Incompetency, Ms Lemphane-Letsie stressed, started from the top “hence it was easy for lower ranking officers to steal money and do as they like”. 

“It is because they have realised that their superiors don’t care. This is a high level of incompetency. Sitting here as PAC chairperson, I am not going to overlook this issue and pretend that things are fine,” she said. 

“You give this parliament a bad image. We shouldn’t be here to start with, if ever you had worked on that issue. We are here because of the poor performance of the office of Accountant General. It is unacceptable!”. 

Still, Ms Matsoso attempted to explain to the PAC that since Lucapa had paid in dollars, they payment would not reflect in their financial statements. 

But Ms Lemphane-Letsie was not satisfied. She demanded justification for why it took the Accountant General’s office eight years to finally reconcile the financial statements. 

“We are talking about transactions from 2017, meaning from 2017 until just now, you have been unable to provide the record of this money, until the Auditor General interrogated it,” Ms Letsie said. 

Ms Matsoso explained that they used different formats with CBL hence they could not reconcile their books. 

“The financial statements from the Central Bank came in a format that would not allow us to reconcile our books. We asked them to give us a format that we could use to reconcile,” Ms Matsoso said. 

“The statement they gave us came as a PDF, and in that format, it is not clear where the money comes from.” 

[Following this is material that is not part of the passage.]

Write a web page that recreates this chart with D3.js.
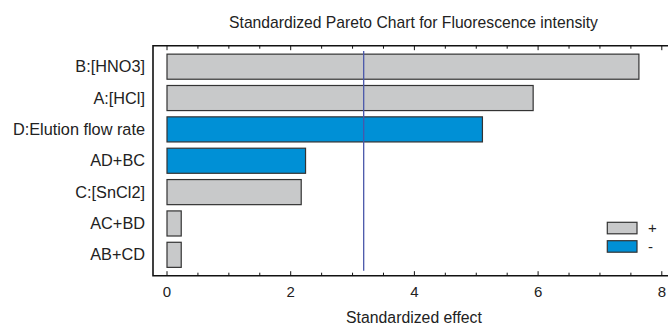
<!DOCTYPE html>
<html><head><meta charset="utf-8">
<script src="https://cdn.jsdelivr.net/npm/d3@7"></script>
<style>body{margin:0;background:#fff}svg{display:block}text{font-family:"Liberation Sans",Arial,sans-serif}</style>
</head><body>
<svg id="c" width="668" height="326"></svg>
<script>
const categories = ["B:[HNO3]","A:[HCl]","D:Elution flow rate","AD+BC","C:[SnCl2]","AC+BD","AB+CD"];
const effects = [7.63, 5.92, 5.10, 2.24, 2.17, 0.23, 0.23];
const signs = ["+","+","-","-","+","+","+"];
const xTicks = [0,2,4,6,8];
const criticalValue = 3.18;
const legendItems = ["+","-"];

(function(){
const svg = d3.select("#c");
const colors = {"+":"#c8c9ca","-":"#0090d6"};
const x = d3.scaleLinear().domain([0,8]).range([167,661.8]);
const y = d3.scaleBand().domain(categories).range([51,270.5]).paddingInner(0.2).paddingOuter(0.1);
const fLeft = 153, fRight = 668, fTop = 45.7, fBottom = 275.7;

svg.append("text").attr("x",413.5).attr("y",27.5).attr("text-anchor","middle").attr("font-size",15.7).attr("fill","#222")
  .text("Standardized Pareto Chart for Fluorescence intensity");

svg.append("path").attr("d",`M${fRight},${fTop}H${fLeft}V${fBottom}H${fRight}`).attr("fill","none").attr("stroke","#111").attr("stroke-width",1.6);

const minor = d3.range(0,8.01,0.5);
minor.forEach(v=>{
  const major = Number.isInteger(v/2);
  const len = major?4.5:3;
  svg.append("line").attr("x1",x(v)).attr("x2",x(v)).attr("y1",fBottom).attr("y2",fBottom-len).attr("stroke","#111").attr("stroke-width",1);
  svg.append("line").attr("x1",x(v)).attr("x2",x(v)).attr("y1",fTop).attr("y2",fTop+len).attr("stroke","#111").attr("stroke-width",1);
});
xTicks.forEach(v=>{
  svg.append("text").attr("x",x(v)).attr("y",297).attr("text-anchor","middle").attr("font-size",15).attr("fill","#222").text(v);
});
svg.append("text").attr("x",414).attr("y",322.5).attr("text-anchor","middle").attr("font-size",15.8).attr("fill","#222").text("Standardized effect");

svg.selectAll("rect.bar").data(categories).join("rect").attr("class","bar")
  .attr("x",x(0)).attr("y",d=>y(d)).attr("height",y.bandwidth())
  .attr("width",(d,i)=>x(effects[i])-x(0))
  .attr("fill",(d,i)=>colors[signs[i]]).attr("stroke","#333").attr("stroke-width",1.2);

svg.selectAll("text.lab").data(categories).join("text").attr("class","lab")
  .attr("x",145).attr("y",d=>y(d)+y.bandwidth()/2+5.5).attr("text-anchor","end").attr("font-size",16.3).attr("fill","#222").text(d=>d);

svg.append("line").attr("x1",x(criticalValue)).attr("x2",x(criticalValue)).attr("y1",51).attr("y2",270.7)
  .attr("stroke","#4a57aa").attr("stroke-width",1.3);

legendItems.forEach((s,i)=>{
  const ly = 222.3 + i*18.4;
  svg.append("rect").attr("x",607.3).attr("y",ly).attr("width",29.7).attr("height",11.5).attr("fill",colors[s]).attr("stroke","#333").attr("stroke-width",1.2);
  svg.append("text").attr("x",648).attr("y",ly+11).attr("font-size",15).attr("fill","#222").text(s);
});
})();
</script>
</body></html>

As matters heated up, PAC member, Mamello Phooko, said it was worrisome that an office of that stature, could go for eight years without recording critical transactions. 

She said it was most likely that government accounts were being used to launder illicit funds since the Accountant General did not “care to know where that money came from”. 

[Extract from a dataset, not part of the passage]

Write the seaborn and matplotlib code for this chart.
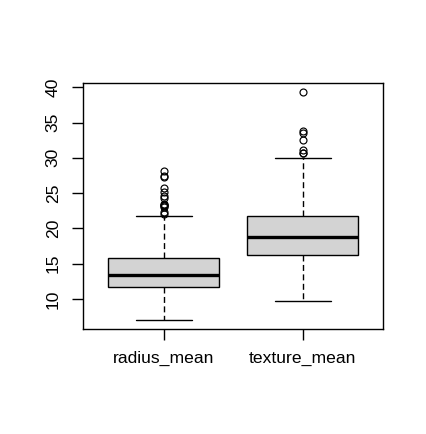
import matplotlib.pyplot as plt
import seaborn as sns

# Values
categories = ['radius_mean', 'texture_mean']
whisker_low = [6.98, 9.71]
q1 = [11.70, 16.17]
medians = [13.37, 18.84]
q3 = [15.78, 21.80]
whisker_high = [21.75, 29.97]
radius_outliers = [28.11, 27.42, 27.22, 25.73, 25.22, 24.63, 24.25,
                   23.51, 23.29, 23.27, 23.21, 23.09, 22.27, 22.01]
texture_outliers = [39.28, 33.81, 33.56, 32.47, 31.12, 30.72, 30.62]
outliers = [radius_outliers, texture_outliers]
y_ticks = [10, 15, 20, 25, 30, 35, 40]

sns.set_style('white')
plt.rcParams['font.family'] = ['Liberation Sans', 'DejaVu Sans']

fig = plt.figure(figsize=(4.26, 4.34), dpi=100)
ax = fig.add_axes([83.3 / 426, 1 - 329.3 / 434, 300 / 426, 246 / 434])

# Summary stats for matplotlib's bxp
stats = []
for i, name in enumerate(categories):
    stats.append(dict(label=name, whislo=whisker_low[i], q1=q1[i], med=medians[i],
                      q3=q3[i], whishi=whisker_high[i], fliers=outliers[i]))

ax.bxp(stats, positions=[1, 2], widths=0.8, capwidths=0.4, patch_artist=True,
       boxprops=dict(facecolor='#D3D3D3', edgecolor='black', linewidth=1.0),
       medianprops=dict(color='black', linewidth=2.4, solid_capstyle='butt'),
       whiskerprops=dict(color='black', linestyle=(0, (4.3, 2.5)), linewidth=1.0),
       capprops=dict(color='black', linewidth=1.0),
       flierprops=dict(marker='o', markerfacecolor='none', markeredgecolor='black',
                       markersize=5, markeredgewidth=0.85))

ax.set_xlim(0.42, 2.58)
ax.set_ylim(5.69, 40.57)
ax.set_yticks(y_ticks)
ax.set_yticklabels([str(t) for t in y_ticks], rotation=90, va='center')
ax.set_xticks([1, 2])
ax.set_xticklabels(categories)

for side in ['left', 'right', 'top', 'bottom']:
    ax.spines[side].set_visible(True)
    ax.spines[side].set_color('black')
    ax.spines[side].set_linewidth(1.0)

ax.tick_params(axis='both', direction='out', length=7.7, width=1.0, color='black',
               labelsize=12.6, labelcolor='black', left=True, bottom=True)
ax.tick_params(axis='y', pad=8.5)
ax.tick_params(axis='x', pad=8)
ax.grid(False)

fig.savefig('out.png', dpi=100, facecolor='white')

“I am afraid, Accountant General, that all these years the money has not been recorded. The national books have been improperly recorded,” Ms Phooko said. 

“I am afraid there might be people using government bank accounts to launder money if books are not properly kept. 

“One other time we talked with the Accountant General about the issue of reconciliation. She explained that it was done monthly, specifying that there was a reconciliation team. Are they really doing their work?” 

If books were not reconciled, Ms Phooko said, it meant that government accounts and ministries were possibly being used as a haven to launder money, which would then be clandestinely transferred “to its owners without anyone knowing”. 

“In this poverty-stricken country, don’t we care to know where the M175million comes from and why is it being paid? This is scary”. 

Ms Matsoso acknowledged that her office made mistakes, stating that they were currently reconciling the books from 2016. 

“I realise that there was mismanagement of things in our office, and we apologise for that. We became aware of this query in 2022. We are already working on other queries, and they will never be raised. We are now doing reconciliation,” she said. 

“We started reconciling from those backdated statements to fix our reconciliation. So, we have realised that it is a lot of work because we are reconciling from 2016, so that our books are proper.”?